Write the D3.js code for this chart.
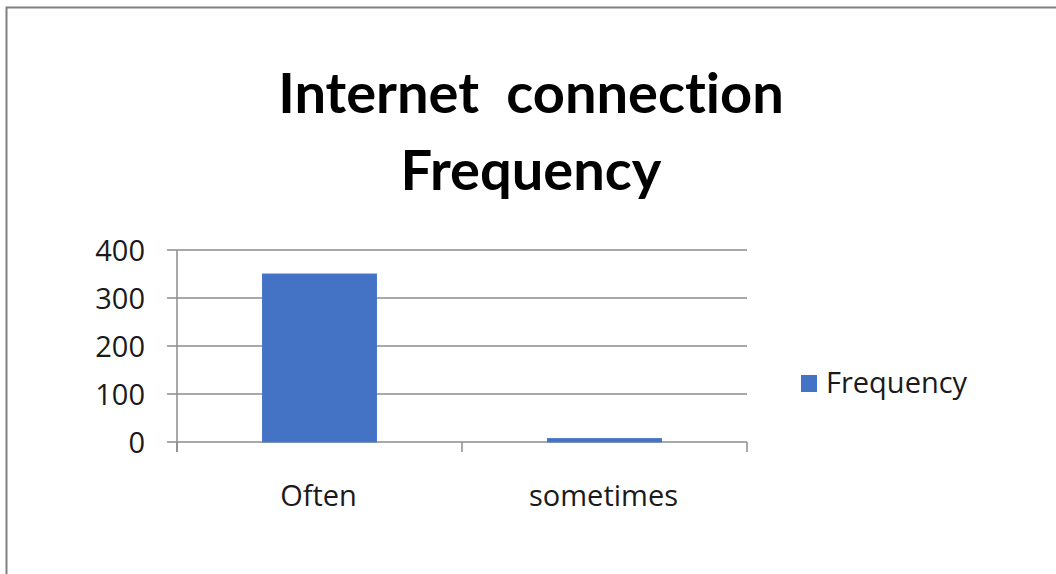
<!DOCTYPE html>
<html><head><meta charset="utf-8">
<script src="https://cdn.jsdelivr.net/npm/d3@7"></script>
<style>html,body{margin:0;padding:0;background:#fff;}svg{display:block;}text{font-variant-ligatures:none;}</style>
</head><body>
<script>
const categories = ["Often", "sometimes"];
const values = [350, 7];
const yTicks = [0, 100, 200, 300, 400];
const seriesName = "Frequency";
const titleLines = ["Internet  connection", "Frequency"];

const W = 1056, H = 574;
const svg = d3.select("body").append("svg").attr("width", W).attr("height", H);
const font = "'Open Sans', sans-serif";
const titleFont = "Lato, 'Open Sans', sans-serif";

// frame (top and left lines)
svg.append("path").attr("d", `M6.5,${H} L6.5,7.5 L${W},7.5`).attr("fill","none").attr("stroke","#808080").attr("stroke-width",2);

const x0 = 177, x1 = 747, yTop = 250, yBot = 442;
const x = d3.scaleBand().domain(categories).range([x0, x1]).paddingInner(0.6).paddingOuter(0.3);
const y = d3.scaleLinear().domain([0, 400]).range([yBot, yTop]);

// gridlines
svg.append("g").selectAll("line").data(yTicks).join("line")
  .attr("x1", x0 - 10).attr("x2", x1).attr("y1", d => y(d)).attr("y2", d => y(d))
  .attr("stroke", "#8c8c8c").attr("stroke-width", 1.5);

// y axis line
svg.append("line").attr("x1", x0).attr("x2", x0).attr("y1", yTop).attr("y2", yBot + 10)
  .attr("stroke", "#8c8c8c").attr("stroke-width", 1.5);

// x category boundary ticks
const bounds = [x0, (x0 + x1) / 2, x1];
svg.append("g").selectAll("line").data(bounds).join("line")
  .attr("x1", d => d).attr("x2", d => d).attr("y1", yBot).attr("y2", yBot + 10)
  .attr("stroke", "#8c8c8c").attr("stroke-width", 1.5);

// bars
svg.append("g").selectAll("rect").data(values).join("rect")
  .attr("x", (d, i) => x(categories[i])).attr("width", x.bandwidth())
  .attr("y", d => y(d)).attr("height", d => yBot - y(d))
  .attr("fill", "#4472C4").attr("stroke", "#4a78cc").attr("stroke-width", 1);

// y tick labels
svg.append("g").selectAll("text").data(yTicks).join("text")
  .attr("x", 145).attr("y", d => y(d) + 11).attr("text-anchor", "end")
  .attr("font-family", font).attr("font-size", 29).attr("fill", "#1a1a1a").text(d => d);

// x labels
const step = (x1 - x0) / categories.length;
svg.append("g").selectAll("text").data(categories).join("text")
  .attr("x", (d, i) => x0 + step * (i + 0.5) - 1).attr("y", 506).attr("text-anchor", "middle")
  .attr("font-family", font).attr("font-size", 29).attr("fill", "#1a1a1a").text(d => d);

// title
svg.append("g").selectAll("text").data(titleLines).join("text")
  .attr("x", 531).attr("y", (d, i) => 113 + i * 77).attr("text-anchor", "middle")
  .attr("font-family", titleFont).attr("font-weight", "bold").attr("font-size", 56)
  .attr("fill", "#000").style("white-space", "pre").text(d => d);

// legend
svg.append("rect").attr("x", 801).attr("y", 375).attr("width", 16).attr("height", 17).attr("fill", "#4472C4");
svg.append("text").attr("x", 826).attr("y", 393).attr("font-family", font).attr("font-size", 29)
  .attr("fill", "#1a1a1a").text(seriesName);
</script>
</body></html>
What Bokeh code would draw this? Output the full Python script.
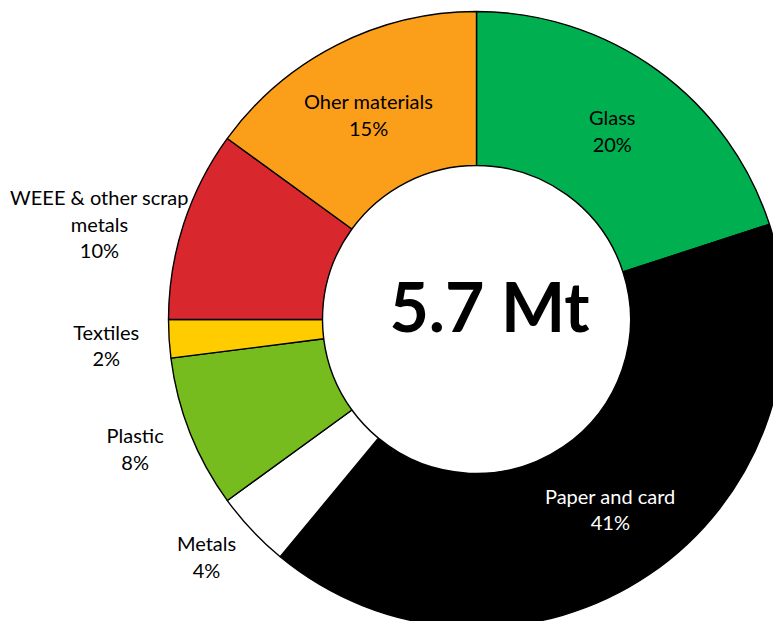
import math
from bokeh.plotting import figure
from bokeh.models import Range1d, ColumnDataSource
from bokeh.core.properties import value
from bokeh.embed import file_html
from bokeh.resources import INLINE

# ---- data ----
categories = ["Glass", "Paper and card", "Metals", "Plastic", "Textiles",
              "WEEE & other scrap metals", "Oher materials"]
label_lines = ["Glass", "Paper and card", "Metals", "Plastic", "Textiles",
               "WEEE & other scrap\nmetals", "Oher materials"]
shares = [20, 41, 4, 8, 2, 10, 15]
colors = ["#00B050", "#000000", "#FFFFFF", "#77BC1F", "#FFCC00", "#D9272E", "#FB9E1A"]
text_colors = ["black", "white", "black", "black", "black", "black", "black"]
total_label = "5.7 Mt"

# ---- layout ----
W, H = 773, 621
CX, CY = 476, 302          # donut centre in data units (1 unit = 1 px)
R_OUT, R_IN = 308, 154
LABEL_R = [231, 231, 358, 365, 370, 388, 231]
LABEL_DX = [0, 4, -9, -2, -1, -8, -3]     # pixel nudges
LABEL_DY = [2, 1.5, 8, 5.5, -2.5, -24, -1]
FONT = "Lato"

p = figure(width=W, height=H, output_backend="svg", toolbar_location=None,
           x_range=Range1d(0, W), y_range=Range1d(0, H),
           x_axis_location=None, y_axis_location=None, min_border=0,
           background_fill_color="white", border_fill_color="white")
p.grid.visible = False
p.outline_line_color = None

total = sum(shares)
starts, ends, mids = [], [], []
cum = 0
for s in shares:
    a0 = math.pi / 2 - 2 * math.pi * cum / total
    cum += s
    a1 = math.pi / 2 - 2 * math.pi * cum / total
    starts.append(a0)
    ends.append(a1)
    mids.append((a0 + a1) / 2)

src = ColumnDataSource(dict(start=starts, end=ends, color=colors))
p.annular_wedge(x=CX, y=CY, inner_radius=R_IN, outer_radius=R_OUT,
                start_angle="start", end_angle="end", direction="clock",
                fill_color="color", line_color="black", line_width=1.4, source=src)

lx = [CX + r * math.cos(m) + dx for r, m, dx in zip(LABEL_R, mids, LABEL_DX)]
ly = [CY + r * math.sin(m) + dy for r, m, dy in zip(LABEL_R, mids, LABEL_DY)]
texts = [f"{t}\n{s}%" for t, s in zip(label_lines, shares)]
lsrc = ColumnDataSource(dict(x=lx, y=ly, text=texts, color=text_colors))
p.text(x="x", y="y", text="text", text_color="color", source=lsrc,
       text_align="center", text_baseline="middle", text_font=value(FONT),
       text_font_size="20px", text_line_height=1.1)

p.text(x=[CX + 13], y=[CY + 14], text=[total_label], text_align="center",
       text_baseline="middle", text_font=value(FONT), text_font_style="bold",
       text_font_size="68px", text_color="black")

open("out.html", "w").write(file_html(p, INLINE))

Task goal: Leave out the pictures and copy every record above exactly.

Response to the exercise:
Write the D3.js code for this chart.
<!DOCTYPE html>
<html><head><meta charset="utf-8">
<script src="https://cdn.jsdelivr.net/npm/d3@7"></script>
<style>html,body{margin:0;padding:0;background:#fff;}svg{display:block;}text{font-variant-ligatures:none;}</style>
</head><body>
<script>
const categories = ["Often", "sometimes"];
const values = [350, 7];
const yTicks = [0, 100, 200, 300, 400];
const seriesName = "Frequency";
const titleLines = ["Internet  connection", "Frequency"];

const W = 1056, H = 574;
const svg = d3.select("body").append("svg").attr("width", W).attr("height", H);
const font = "'Open Sans', sans-serif";
const titleFont = "Lato, 'Open Sans', sans-serif";

// frame (top and left lines)
svg.append("path").attr("d", `M6.5,${H} L6.5,7.5 L${W},7.5`).attr("fill","none").attr("stroke","#808080").attr("stroke-width",2);

const x0 = 177, x1 = 747, yTop = 250, yBot = 442;
const x = d3.scaleBand().domain(categories).range([x0, x1]).paddingInner(0.6).paddingOuter(0.3);
const y = d3.scaleLinear().domain([0, 400]).range([yBot, yTop]);

// gridlines
svg.append("g").selectAll("line").data(yTicks).join("line")
  .attr("x1", x0 - 10).attr("x2", x1).attr("y1", d => y(d)).attr("y2", d => y(d))
  .attr("stroke", "#8c8c8c").attr("stroke-width", 1.5);

// y axis line
svg.append("line").attr("x1", x0).attr("x2", x0).attr("y1", yTop).attr("y2", yBot + 10)
  .attr("stroke", "#8c8c8c").attr("stroke-width", 1.5);

// x category boundary ticks
const bounds = [x0, (x0 + x1) / 2, x1];
svg.append("g").selectAll("line").data(bounds).join("line")
  .attr("x1", d => d).attr("x2", d => d).attr("y1", yBot).attr("y2", yBot + 10)
  .attr("stroke", "#8c8c8c").attr("stroke-width", 1.5);

// bars
svg.append("g").selectAll("rect").data(values).join("rect")
  .attr("x", (d, i) => x(categories[i])).attr("width", x.bandwidth())
  .attr("y", d => y(d)).attr("height", d => yBot - y(d))
  .attr("fill", "#4472C4").attr("stroke", "#4a78cc").attr("stroke-width", 1);

// y tick labels
svg.append("g").selectAll("text").data(yTicks).join("text")
  .attr("x", 145).attr("y", d => y(d) + 11).attr("text-anchor", "end")
  .attr("font-family", font).attr("font-size", 29).attr("fill", "#1a1a1a").text(d => d);

// x labels
const step = (x1 - x0) / categories.length;
svg.append("g").selectAll("text").data(categories).join("text")
  .attr("x", (d, i) => x0 + step * (i + 0.5) - 1).attr("y", 506).attr("text-anchor", "middle")
  .attr("font-family", font).attr("font-size", 29).attr("fill", "#1a1a1a").text(d => d);

// title
svg.append("g").selectAll("text").data(titleLines).join("text")
  .attr("x", 531).attr("y", (d, i) => 113 + i * 77).attr("text-anchor", "middle")
  .attr("font-family", titleFont).attr("font-weight", "bold").attr("font-size", 56)
  .attr("fill", "#000").style("white-space", "pre").text(d => d);

// legend
svg.append("rect").attr("x", 801).attr("y", 375).attr("width", 16).attr("height", 17).attr("fill", "#4472C4");
svg.append("text").attr("x", 826).attr("y", 393).attr("font-family", font).attr("font-size", 29)
  .attr("fill", "#1a1a1a").text(seriesName);
</script>
</body></html>
What Bokeh code would draw this? Output the full Python script.
import math
from bokeh.plotting import figure
from bokeh.models import Range1d, ColumnDataSource
from bokeh.core.properties import value
from bokeh.embed import file_html
from bokeh.resources import INLINE

# ---- data ----
categories = ["Glass", "Paper and card", "Metals", "Plastic", "Textiles",
              "WEEE & other scrap metals", "Oher materials"]
label_lines = ["Glass", "Paper and card", "Metals", "Plastic", "Textiles",
               "WEEE & other scrap\nmetals", "Oher materials"]
shares = [20, 41, 4, 8, 2, 10, 15]
colors = ["#00B050", "#000000", "#FFFFFF", "#77BC1F", "#FFCC00", "#D9272E", "#FB9E1A"]
text_colors = ["black", "white", "black", "black", "black", "black", "black"]
total_label = "5.7 Mt"

# ---- layout ----
W, H = 773, 621
CX, CY = 476, 302          # donut centre in data units (1 unit = 1 px)
R_OUT, R_IN = 308, 154
LABEL_R = [231, 231, 358, 365, 370, 388, 231]
LABEL_DX = [0, 4, -9, -2, -1, -8, -3]     # pixel nudges
LABEL_DY = [2, 1.5, 8, 5.5, -2.5, -24, -1]
FONT = "Lato"

p = figure(width=W, height=H, output_backend="svg", toolbar_location=None,
           x_range=Range1d(0, W), y_range=Range1d(0, H),
           x_axis_location=None, y_axis_location=None, min_border=0,
           background_fill_color="white", border_fill_color="white")
p.grid.visible = False
p.outline_line_color = None

total = sum(shares)
starts, ends, mids = [], [], []
cum = 0
for s in shares:
    a0 = math.pi / 2 - 2 * math.pi * cum / total
    cum += s
    a1 = math.pi / 2 - 2 * math.pi * cum / total
    starts.append(a0)
    ends.append(a1)
    mids.append((a0 + a1) / 2)

src = ColumnDataSource(dict(start=starts, end=ends, color=colors))
p.annular_wedge(x=CX, y=CY, inner_radius=R_IN, outer_radius=R_OUT,
                start_angle="start", end_angle="end", direction="clock",
                fill_color="color", line_color="black", line_width=1.4, source=src)

lx = [CX + r * math.cos(m) + dx for r, m, dx in zip(LABEL_R, mids, LABEL_DX)]
ly = [CY + r * math.sin(m) + dy for r, m, dy in zip(LABEL_R, mids, LABEL_DY)]
texts = [f"{t}\n{s}%" for t, s in zip(label_lines, shares)]
lsrc = ColumnDataSource(dict(x=lx, y=ly, text=texts, color=text_colors))
p.text(x="x", y="y", text="text", text_color="color", source=lsrc,
       text_align="center", text_baseline="middle", text_font=value(FONT),
       text_font_size="20px", text_line_height=1.1)

p.text(x=[CX + 13], y=[CY + 14], text=[total_label], text_align="center",
       text_baseline="middle", text_font=value(FONT), text_font_style="bold",
       text_font_size="68px", text_color="black")

open("out.html", "w").write(file_html(p, INLINE))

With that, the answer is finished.